Lagoon-side vs beachfront
One detail that trips people up in the Hotel Zone: not every hotel is on the beach. The strip is a sandbar with the Caribbean on one side and the Nichupté lagoon on the other. Lagoon-side hotels are usually cheaper and often have lovely sunset views, but you’ll cross the road (and possibly walk through another property’s public access) to reach the sand. Beachfront hotels cost more but put you straight onto the sea. Neither is wrong — just read listings carefully so a “Hotel Zone” booking doesn’t turn out to be a five-minute walk from the beach you pictured. Because all beaches are public by law, lagoon-side guests can still use any beach via public access points.
How long you’re staying changes where to base
- Short 3–4 day trip: stay put in one place near where you’ll spend most time — usually the Hotel Zone for a beach break, so you’re not wasting precious days commuting.
- 5–7 days: one base still works well; the Hotel Zone or Downtown both put the main day-trips within reach.

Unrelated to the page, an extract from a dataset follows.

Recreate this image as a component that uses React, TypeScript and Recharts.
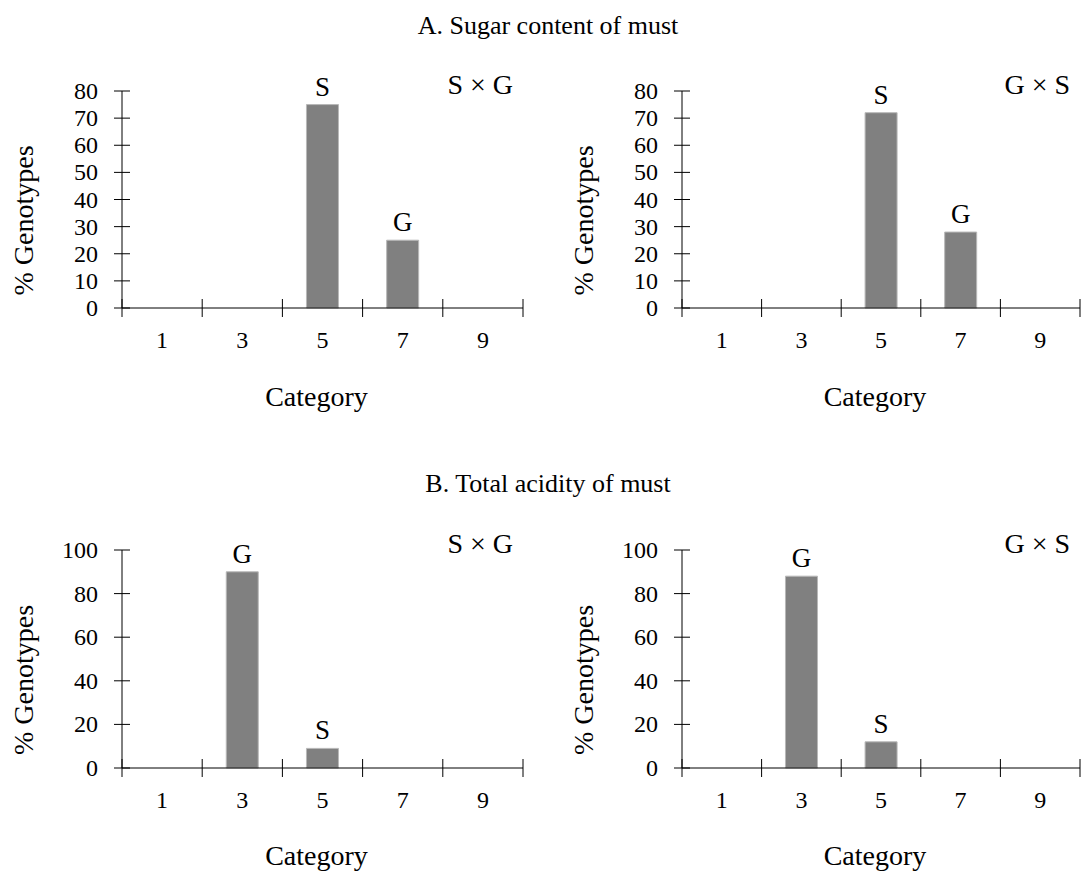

- 10+ days: split your stay. A few nights in Cancún, then move down to Playa del Carmen or Tulum, so no single area gets stale and you cut the day-trip distances to the southern cenotes and ruins.
Matching base to traveller
- First-time beach holiday, families, easy convenience: Hotel Zone, north-facing if travelling in sargassum season.
- Budget, foodies, independent explorers: Downtown (El Centro), bus to the beach.
- Want a walkable town with nightlife and cenotes nearby: Playa del Carmen.
- Slow, design-led, willing to pay for it: Tulum — but treat it as its own destination.
- Pure resort switch-off, don’t plan to leave the grounds: an all-inclusive in the Hotel Zone or Riviera Maya.
The most common first-timer mistake is defaulting to the priciest east-facing resort without realising a calmer, less seaweed-prone north-facing hotel — or a cheap downtown base with a 12-peso bus to free public beaches — might suit the trip far better. Pick the base around how you’ll actually spend your days, and check live sargassum reports before you lock in a beach-dependent booking.